Search the material below for the string "chart" and list each line that holds it.

# SOURCE MATERIAL
----
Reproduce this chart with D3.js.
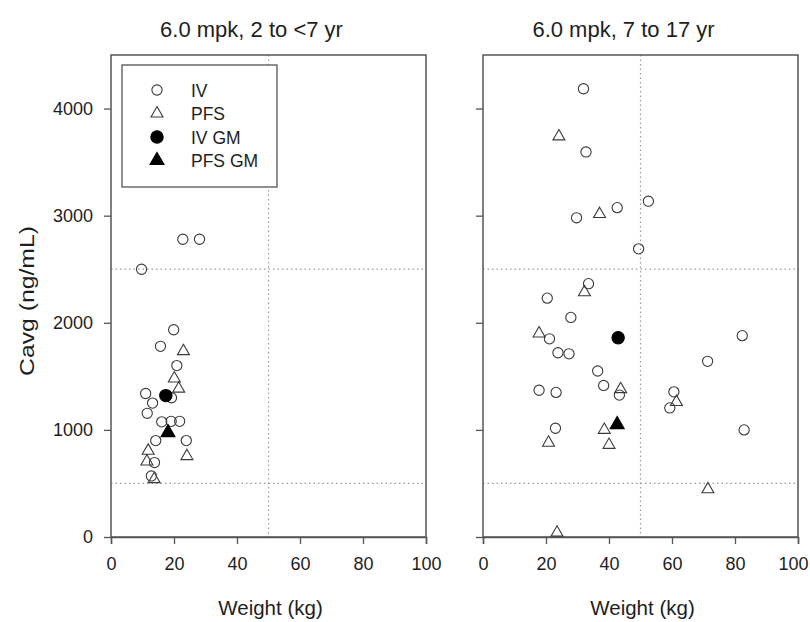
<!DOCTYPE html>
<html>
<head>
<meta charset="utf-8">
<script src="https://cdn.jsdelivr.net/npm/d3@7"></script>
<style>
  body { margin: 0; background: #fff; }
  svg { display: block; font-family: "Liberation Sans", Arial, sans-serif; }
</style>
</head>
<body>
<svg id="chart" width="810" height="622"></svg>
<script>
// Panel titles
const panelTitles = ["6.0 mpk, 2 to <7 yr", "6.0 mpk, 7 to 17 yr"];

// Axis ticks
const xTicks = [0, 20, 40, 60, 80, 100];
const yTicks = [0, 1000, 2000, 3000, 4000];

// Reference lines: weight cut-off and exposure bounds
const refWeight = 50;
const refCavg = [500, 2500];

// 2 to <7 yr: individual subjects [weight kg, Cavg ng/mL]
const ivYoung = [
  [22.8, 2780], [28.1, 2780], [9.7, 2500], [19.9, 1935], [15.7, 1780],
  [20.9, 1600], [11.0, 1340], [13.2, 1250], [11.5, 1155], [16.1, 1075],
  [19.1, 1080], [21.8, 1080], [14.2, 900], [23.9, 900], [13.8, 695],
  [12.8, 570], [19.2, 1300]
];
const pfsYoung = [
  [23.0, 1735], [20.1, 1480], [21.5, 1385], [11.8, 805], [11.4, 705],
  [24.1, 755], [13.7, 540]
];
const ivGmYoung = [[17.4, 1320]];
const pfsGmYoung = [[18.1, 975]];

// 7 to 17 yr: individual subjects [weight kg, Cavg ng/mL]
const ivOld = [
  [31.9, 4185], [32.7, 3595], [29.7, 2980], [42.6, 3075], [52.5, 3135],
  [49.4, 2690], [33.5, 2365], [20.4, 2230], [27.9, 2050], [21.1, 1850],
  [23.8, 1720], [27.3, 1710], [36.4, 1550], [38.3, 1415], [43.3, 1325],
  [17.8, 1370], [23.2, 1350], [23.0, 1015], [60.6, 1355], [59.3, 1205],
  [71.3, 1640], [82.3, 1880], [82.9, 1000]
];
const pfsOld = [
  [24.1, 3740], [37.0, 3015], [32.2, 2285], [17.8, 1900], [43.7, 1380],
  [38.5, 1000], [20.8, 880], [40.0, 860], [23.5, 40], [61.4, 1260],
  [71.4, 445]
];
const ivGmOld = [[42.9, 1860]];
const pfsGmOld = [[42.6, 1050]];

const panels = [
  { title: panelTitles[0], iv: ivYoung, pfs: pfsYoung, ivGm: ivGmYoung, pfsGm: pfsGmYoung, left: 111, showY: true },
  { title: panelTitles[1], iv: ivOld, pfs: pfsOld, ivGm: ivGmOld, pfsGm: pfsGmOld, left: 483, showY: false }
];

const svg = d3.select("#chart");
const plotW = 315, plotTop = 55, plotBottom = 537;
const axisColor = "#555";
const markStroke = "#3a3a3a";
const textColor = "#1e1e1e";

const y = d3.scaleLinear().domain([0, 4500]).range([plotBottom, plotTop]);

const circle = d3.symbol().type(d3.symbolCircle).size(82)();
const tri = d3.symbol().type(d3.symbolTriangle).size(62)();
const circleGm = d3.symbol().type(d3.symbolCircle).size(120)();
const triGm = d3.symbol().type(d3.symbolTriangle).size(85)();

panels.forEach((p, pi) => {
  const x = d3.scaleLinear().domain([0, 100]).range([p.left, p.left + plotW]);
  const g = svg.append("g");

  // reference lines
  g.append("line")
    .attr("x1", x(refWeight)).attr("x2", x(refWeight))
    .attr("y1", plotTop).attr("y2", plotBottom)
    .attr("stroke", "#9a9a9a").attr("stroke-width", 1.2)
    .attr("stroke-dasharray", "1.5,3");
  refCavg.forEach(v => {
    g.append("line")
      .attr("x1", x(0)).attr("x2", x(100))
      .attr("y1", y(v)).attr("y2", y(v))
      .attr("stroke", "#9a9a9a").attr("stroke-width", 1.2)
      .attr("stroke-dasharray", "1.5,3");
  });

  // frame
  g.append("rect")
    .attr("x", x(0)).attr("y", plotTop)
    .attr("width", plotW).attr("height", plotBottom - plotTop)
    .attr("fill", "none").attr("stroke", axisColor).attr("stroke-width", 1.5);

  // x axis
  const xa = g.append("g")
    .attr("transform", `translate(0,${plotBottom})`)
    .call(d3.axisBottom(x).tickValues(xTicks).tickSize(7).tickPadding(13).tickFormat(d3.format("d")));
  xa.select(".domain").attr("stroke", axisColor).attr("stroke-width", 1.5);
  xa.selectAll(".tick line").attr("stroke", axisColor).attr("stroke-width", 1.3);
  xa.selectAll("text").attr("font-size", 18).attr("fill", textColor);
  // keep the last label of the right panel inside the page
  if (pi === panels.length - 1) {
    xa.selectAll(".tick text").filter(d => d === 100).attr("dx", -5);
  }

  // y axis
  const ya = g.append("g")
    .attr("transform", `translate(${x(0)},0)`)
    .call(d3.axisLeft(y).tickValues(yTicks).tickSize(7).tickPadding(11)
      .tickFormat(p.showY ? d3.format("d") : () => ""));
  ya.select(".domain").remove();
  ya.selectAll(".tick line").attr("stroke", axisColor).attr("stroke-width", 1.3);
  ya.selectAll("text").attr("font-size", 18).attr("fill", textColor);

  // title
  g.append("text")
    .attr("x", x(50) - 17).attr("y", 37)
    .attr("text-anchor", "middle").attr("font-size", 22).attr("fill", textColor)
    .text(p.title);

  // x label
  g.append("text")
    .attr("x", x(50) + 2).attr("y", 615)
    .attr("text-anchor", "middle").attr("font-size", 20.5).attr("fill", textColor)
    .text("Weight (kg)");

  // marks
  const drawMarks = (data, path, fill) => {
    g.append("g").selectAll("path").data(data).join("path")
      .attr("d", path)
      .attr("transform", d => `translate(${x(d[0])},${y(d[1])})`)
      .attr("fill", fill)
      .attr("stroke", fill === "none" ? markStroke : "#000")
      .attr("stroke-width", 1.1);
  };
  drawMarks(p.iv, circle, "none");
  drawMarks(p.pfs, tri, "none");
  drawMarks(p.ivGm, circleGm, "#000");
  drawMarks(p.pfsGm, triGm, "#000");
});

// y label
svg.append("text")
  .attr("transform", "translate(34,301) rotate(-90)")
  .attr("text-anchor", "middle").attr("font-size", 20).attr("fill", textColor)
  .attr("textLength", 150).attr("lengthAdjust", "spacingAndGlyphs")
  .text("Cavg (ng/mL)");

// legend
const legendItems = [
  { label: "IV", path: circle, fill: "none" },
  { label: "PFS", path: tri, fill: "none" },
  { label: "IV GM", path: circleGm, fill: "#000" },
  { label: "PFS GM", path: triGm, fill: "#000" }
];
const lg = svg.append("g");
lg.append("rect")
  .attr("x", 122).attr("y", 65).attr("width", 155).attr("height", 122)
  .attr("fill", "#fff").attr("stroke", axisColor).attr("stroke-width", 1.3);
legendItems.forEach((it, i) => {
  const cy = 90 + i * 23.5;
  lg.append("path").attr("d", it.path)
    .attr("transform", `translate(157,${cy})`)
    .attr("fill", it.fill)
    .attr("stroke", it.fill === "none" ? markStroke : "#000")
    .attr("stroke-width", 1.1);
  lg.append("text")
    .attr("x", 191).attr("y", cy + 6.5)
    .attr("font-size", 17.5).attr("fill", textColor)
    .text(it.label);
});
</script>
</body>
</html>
----
# RESULT OF THE EXERCISE
Reproduce this chart with D3.js.
<svg id="chart" width="810" height="622"></svg>
const svg = d3.select("#chart");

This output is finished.